==== GIVEN MATERIAL ====

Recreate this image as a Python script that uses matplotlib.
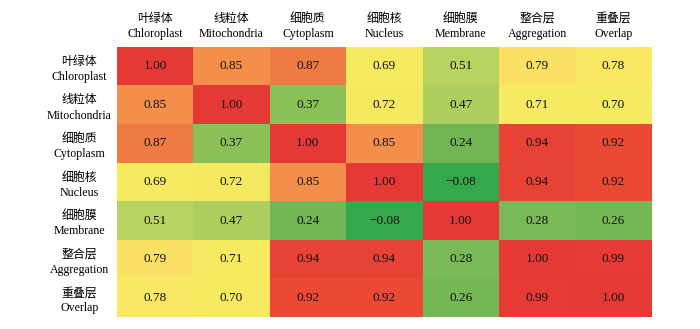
import numpy as np
import matplotlib
matplotlib.use("Agg")
import matplotlib.pyplot as plt
from matplotlib.colors import LinearSegmentedColormap, Normalize

plt.rcParams['font.family'] = ['Liberation Serif', 'Noto Sans CJK SC']
plt.rcParams['axes.unicode_minus'] = True

labels_cn = ["叶绿体", "线粒体", "细胞质", "细胞核", "细胞膜", "整合层", "重叠层"]
labels_en = ["Chloroplast", "Mitochondria", "Cytoplasm", "Nucleus", "Membrane", "Aggregation", "Overlap"]

corr = np.array([
    [1.00, 0.85, 0.87, 0.69, 0.51, 0.79, 0.78],
    [0.85, 1.00, 0.37, 0.72, 0.47, 0.71, 0.70],
    [0.87, 0.37, 1.00, 0.85, 0.24, 0.94, 0.92],
    [0.69, 0.72, 0.85, 1.00, -0.08, 0.94, 0.92],
    [0.51, 0.47, 0.24, -0.08, 1.00, 0.28, 0.26],
    [0.79, 0.71, 0.94, 0.94, 0.28, 1.00, 0.99],
    [0.78, 0.70, 0.92, 0.92, 0.26, 0.99, 1.00],
])

vmin, vmax = -0.08, 1.0
# colour anchors
anchors = [(-0.08, "#36a84c"), (0.24, "#74b655"), (0.28, "#7ab957"),
           (0.37, "#8cc159"), (0.47, "#aecf5f"), (0.51, "#b9d460"),
           (0.69, "#f5ea60"), (0.72, "#f6ea62"), (0.78, "#fbe765"),
           (0.79, "#fbe565"), (0.85, "#f4914b"), (0.87, "#ef7d45"),
           (0.92, "#ea4b36"), (0.94, "#e84335"), (1.00, "#e53935")]
cmap = LinearSegmentedColormap.from_list(
    "corr", [((v - vmin) / (vmax - vmin), c) for v, c in anchors])

fig = plt.figure(figsize=(7, 3.29), dpi=100)
ax = fig.add_axes([0.167, 0.0365, 0.764, 0.8205])
ax.imshow(corr, cmap=cmap, norm=Normalize(vmin, vmax), aspect='auto',
          interpolation='nearest')

n = len(labels_en)
for i in range(n):
    for j in range(n):
        txt = f"{corr[i, j]:.2f}".replace("-", "\u2212")
        ax.text(j, i, txt, ha='center', va='center', fontsize=9.5, color='#111111')

tick_labels = [f"{c}\n{e}" for c, e in zip(labels_cn, labels_en)]
ax.set_xticks(range(n))
ax.set_yticks(range(n))
ax.xaxis.tick_top()
ax.set_xticklabels(tick_labels, fontsize=8.6, linespacing=1.35)
ax.set_yticklabels(tick_labels, fontsize=8.6, linespacing=1.35,
                   ha='center', multialignment='center')
ax.tick_params(axis='x', length=0, pad=5)
ax.tick_params(axis='y', length=0, pad=27)
for s in ax.spines.values():
    s.set_visible(False)

fig.savefig("out.png", dpi=100)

====

__WORK TO DO__:
From the first line above through the line containing "plt.rcParams['axes.unicode_minus'] = True", copy everything exactly, without the pictures.

__RESULT OF THE TASK__:
Recreate this image as a Python script that uses matplotlib.
import numpy as np
import matplotlib
matplotlib.use("Agg")
import matplotlib.pyplot as plt
from matplotlib.colors import LinearSegmentedColormap, Normalize

plt.rcParams['font.family'] = ['Liberation Serif', 'Noto Sans CJK SC']
plt.rcParams['axes.unicode_minus'] = True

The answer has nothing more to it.